Answering it required understanding that the Gen 1 dispatcher is not one operation. It is every operation, selected by a flag:
db_dispatch(handle, DB_WRITE, ...); // write
db_dispatch(handle, DB_DELETE, ...); // delete
db_dispatch(handle, DB_STEP, ...); // read/iterate
db_dispatch(handle, DB_LOCK, ...); // lock
db_dispatch(handle, DB_SEEK, ...); // seek
A naive grep for function names misses this entirely. You need to extract the second argument:
grep -rh --include='*.c' -oE 'db_dispatch\([^,]+, *[A-Z_]+' \
src/warehouse/ src/app/ src/finance/ src/core/ \
| sed 's/db_dispatch([^,]*, *//' \
| sort | uniq -c | sort -rn
Result:
| Operation | Calls | Type |
|---|---|---|
| DB_WRITE | ~195 | Write |
| DB_STEP | ~90 | Read |
| DB_DELETE | ~16 | Delete |
| DB_SEEK | ~25 | Read |
| DB_LOCK | ~14 | Lock |
| DB_READ | ~20 | Read |
| DB_INIT | ~10 | Read |
| Others | ~10 | Read |
Combined with the Gen 3 API read calls (~400) and a handful of Gen 3 deletes:
- Total write calls: ~230
- Total read calls: ~550
Around 230 writes to the database across four business logic modules. That number drives every decision downstream.
3. Where are the writes concentrated?
230 writes across four directories is not the same as 230 writes spread evenly. If one module accounts for 80% of writes, you migrate that module first. Distribution matters for sequencing.
4. What are the semantic traps?
Counting calls tells you the volume. It cannot tell you the danger. For that, you need to read the code, but you need to know where to read. Quantification narrows thousands of files to the handful that matter.
In this codebase, three semantic traps emerged from the analysis:
NULL equals Zero. Every numeric zero is written as database NULL. Every database NULL is read as zero. The system cannot distinguish between “value is zero” and “value is absent.” Thousands of scripts depend on this behavior. Any replacement that treats NULL and zero differently will silently corrupt data.
Optimistic locking via a Change ID field. Before every update, the code reads a CID field, compares it to the value it read earlier, and increments it on write. If the new database layer does not replicate this exactly, concurrent writes from the old C path will silently overwrite changes from the new path. No error, no log, just data loss.

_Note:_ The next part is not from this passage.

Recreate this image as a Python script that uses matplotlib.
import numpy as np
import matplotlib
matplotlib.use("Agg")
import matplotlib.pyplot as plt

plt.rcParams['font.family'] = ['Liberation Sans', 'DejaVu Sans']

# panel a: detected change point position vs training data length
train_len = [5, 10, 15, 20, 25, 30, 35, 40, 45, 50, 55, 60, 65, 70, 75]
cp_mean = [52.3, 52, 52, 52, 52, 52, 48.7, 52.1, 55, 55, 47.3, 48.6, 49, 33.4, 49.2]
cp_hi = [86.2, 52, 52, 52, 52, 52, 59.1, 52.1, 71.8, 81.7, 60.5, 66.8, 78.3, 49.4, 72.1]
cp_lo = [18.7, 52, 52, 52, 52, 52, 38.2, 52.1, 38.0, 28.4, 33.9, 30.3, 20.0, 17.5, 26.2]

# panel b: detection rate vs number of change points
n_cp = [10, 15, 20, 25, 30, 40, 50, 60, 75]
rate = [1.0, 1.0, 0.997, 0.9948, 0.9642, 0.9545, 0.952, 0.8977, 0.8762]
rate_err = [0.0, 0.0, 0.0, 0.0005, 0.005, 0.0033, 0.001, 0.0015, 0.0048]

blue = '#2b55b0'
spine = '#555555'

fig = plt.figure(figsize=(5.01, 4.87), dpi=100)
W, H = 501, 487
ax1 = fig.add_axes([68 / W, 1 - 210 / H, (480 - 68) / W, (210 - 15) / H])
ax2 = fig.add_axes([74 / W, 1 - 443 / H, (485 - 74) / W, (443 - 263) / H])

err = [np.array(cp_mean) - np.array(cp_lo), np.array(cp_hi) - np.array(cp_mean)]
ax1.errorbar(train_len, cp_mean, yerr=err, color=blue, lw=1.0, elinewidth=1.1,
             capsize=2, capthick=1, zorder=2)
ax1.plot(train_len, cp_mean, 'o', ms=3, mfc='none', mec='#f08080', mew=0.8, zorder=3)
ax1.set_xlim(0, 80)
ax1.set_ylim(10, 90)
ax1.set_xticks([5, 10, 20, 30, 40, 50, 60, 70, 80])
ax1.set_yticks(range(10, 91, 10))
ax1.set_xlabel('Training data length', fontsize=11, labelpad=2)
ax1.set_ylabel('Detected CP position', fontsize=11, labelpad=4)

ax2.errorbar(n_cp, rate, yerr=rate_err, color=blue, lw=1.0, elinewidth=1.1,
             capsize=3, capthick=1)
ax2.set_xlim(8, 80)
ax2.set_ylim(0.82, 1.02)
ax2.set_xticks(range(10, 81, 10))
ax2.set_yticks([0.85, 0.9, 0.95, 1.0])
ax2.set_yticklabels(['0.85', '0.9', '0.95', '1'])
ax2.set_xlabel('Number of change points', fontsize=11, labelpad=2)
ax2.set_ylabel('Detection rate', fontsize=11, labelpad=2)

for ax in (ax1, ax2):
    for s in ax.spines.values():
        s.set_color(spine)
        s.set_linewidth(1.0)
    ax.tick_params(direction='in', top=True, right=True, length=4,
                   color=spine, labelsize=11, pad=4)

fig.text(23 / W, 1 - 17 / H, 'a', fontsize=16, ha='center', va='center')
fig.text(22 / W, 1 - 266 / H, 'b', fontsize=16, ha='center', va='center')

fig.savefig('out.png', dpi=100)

Application-level triggers. A small number of tables have triggers implemented in the scripting language, not in the database. They fire only through the C layer’s universal entry point. If the new database layer writes to these tables directly, the triggers do not fire.
None of these show up in an architecture diagram. They only show up in the code, once you know where to look.
The Uncomfortable Number
The write count in the business logic is ~230.
Even after migrating the scripting layer to a new database service (the first three phases of the Strangler Fig), the C business logic still writes to the database around 230 times through the old path. Two parallel write paths. For the entire duration of the business logic migration. For years, not months.
CID optimistic locking is the safety net during this period. It was designed for concurrent access between multiple C processes. A new database service is, technically, just another process. It works, but only if the new service implements CID identically.
That number turns “we will migrate the database layer” from a sentence into a project plan:
- How many call sites need individual migration in the business logic phase
- How long the dual-write period will last
- What the consistency mechanism must guarantee
- Why Big Bang is off the table (you cannot migrate 230 write sites atomically without tests, and there are no tests)
What the Table Interface Layer Tells You
Below the business logic sits a table interface layer: roughly 300 files, around 80,000 lines of C. Sounds enormous. Quantification tells a different story.
95% of these files are mechanical: they map field names to struct pointers. This mapping already exists as runtime metadata in a binary descriptor format. A generic service that reads the metadata replaces the vast majority of these files without individual migration.
About 16 files contain actual logic: credit limit calculations, pricing queries, validation rules. Those need individual attention. 16 is a different conversation than 300.
Staring at 80,000 lines, I estimated months of work. After quantification, I was looking at 16 files and a metadata parser.
The Tooling Question
When multiple languages access the same database (C, Python, Java), the schema lifecycle tool cannot be coupled to any one of them. ORM-driven migration tools are out. Schema is the source of truth, not the model. Migration files are SQL, not Python or Java. Anything that generates migrations from model diffs creates a coupling that breaks the moment a second language touches the database.
Someone who has only worked in single-stack environments will not see this. They will recommend what they have always used, and it will sound reasonable. The 230 C write calls that will coexist with the new service for years make the argument concrete: you cannot tie your schema lifecycle to one stack when three stacks write to the same tables.
What You Leave Behind
Quantifying a codebase you cannot rewrite is not about aiming to rewrite it. It is about handing the next person a map instead of a blank page.
Around 230 write sites that need to migrate. Three semantic traps that will corrupt data if missed. Hundreds of files that can be replaced generically, a handful that cannot. A consistency mechanism that keeps the system safe during the transition, documented down to the field level.
How you get there depends on the team, the timeline, the budget, and organizational factors that no technical analysis can predict. But without the map, you are guessing. In a 40-year-old codebase with no tests and no documentation, guessing is how the last Big Bang rewrite failed.
Measure first.
Working on legacy migration requires facts only. Once interpretation replaces factual analysis, you fail sooner or later.